Just a minor new twist on free()

J.T. Conklin jtc at van-bc.wimsey.bc.ca
Fri Oct 19 00:42:22 AEST 1990


[Followup to comp.lang.c]

In article <PDS.90Oct17102409 at lemming.webo.dg.com> pds at lemming.webo.dg.com (Paul D. Smith) writes:
>[] At UniFax, we ANSIfy the development environment on all of our
>[] development machines.  Header files get protoized and missing
>[] functions get added to the C library.
>
>I'd say all this falls under the "unless they don't work" category! :-)  
>Even so, as has already been mentioned, there are probably better ways
>of doing it than changing the standard includes.

If it can me done well, it is a definite bonus.  The source code of
your project or product can remain relatively free of #ifdef's.  I
have found that this has significantly improved maintainability.

>I have more than once been bitten by adding/changing things in the /
>and /usr directories which were shipped with the product, and having
>many things not work (I once changed the owner of /usr/bin/login to
>"bin" instead of root; now just *try* to login as anything except
>root!  And it took a whole day to discover the problem.)

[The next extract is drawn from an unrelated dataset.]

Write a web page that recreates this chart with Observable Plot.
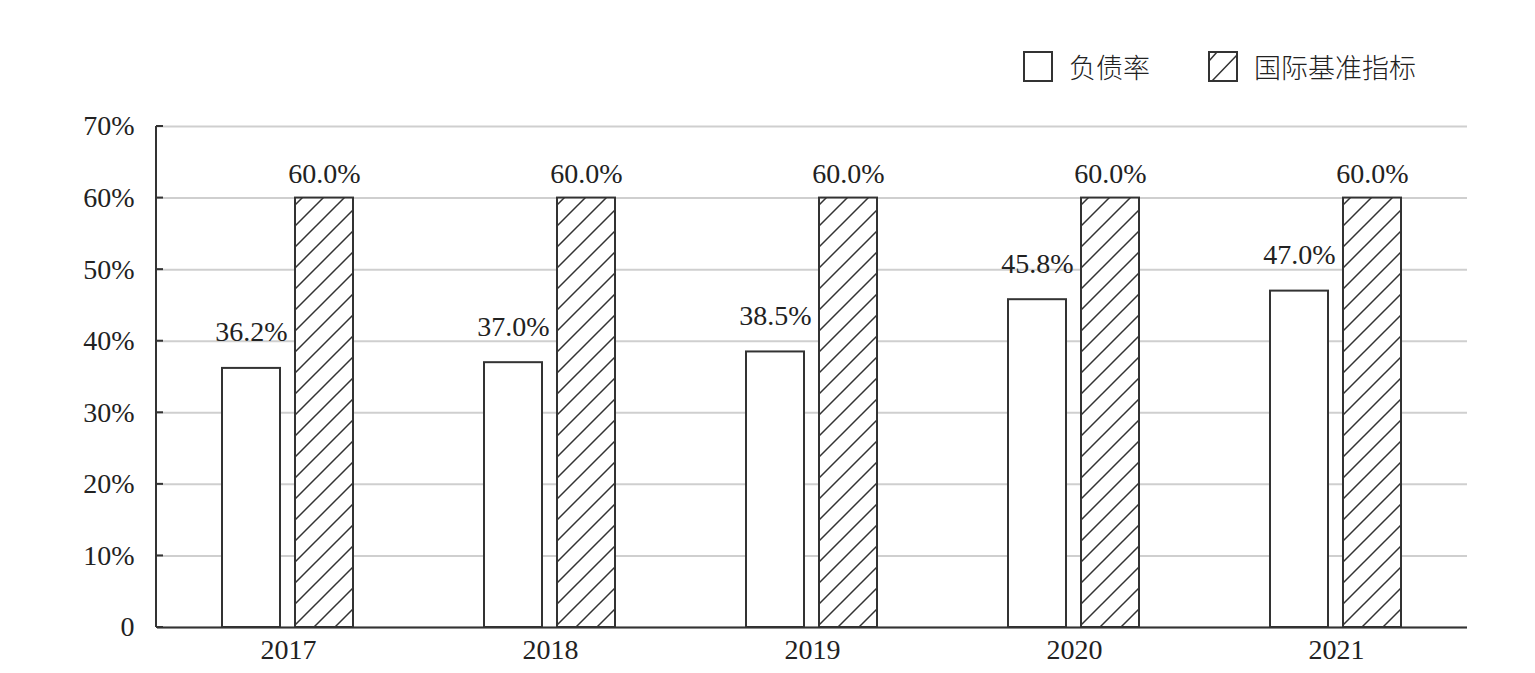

>What do you do if you need to compile a program which relies on the
>old headers?

It is possible to carefully edit the standard header files to work
with both old and new behaviors; but it is inevitable that once you
have everything working, someone will do an OS upgrade and blow away
your hard work. 

Since we use gcc on most platforms, we don't convert the headers ---
we just copy everything in /usr/include into /usr/local/lib/gcc-include
and make modifications there. In this manner, the stock development
system is independent of our custom "ANSIzed" version.  Other systems
may have flags that point the compiler to look in another directory
for your header directories.

	--jtc

-- 
J.T. Conklin	UniFax Communications Inc.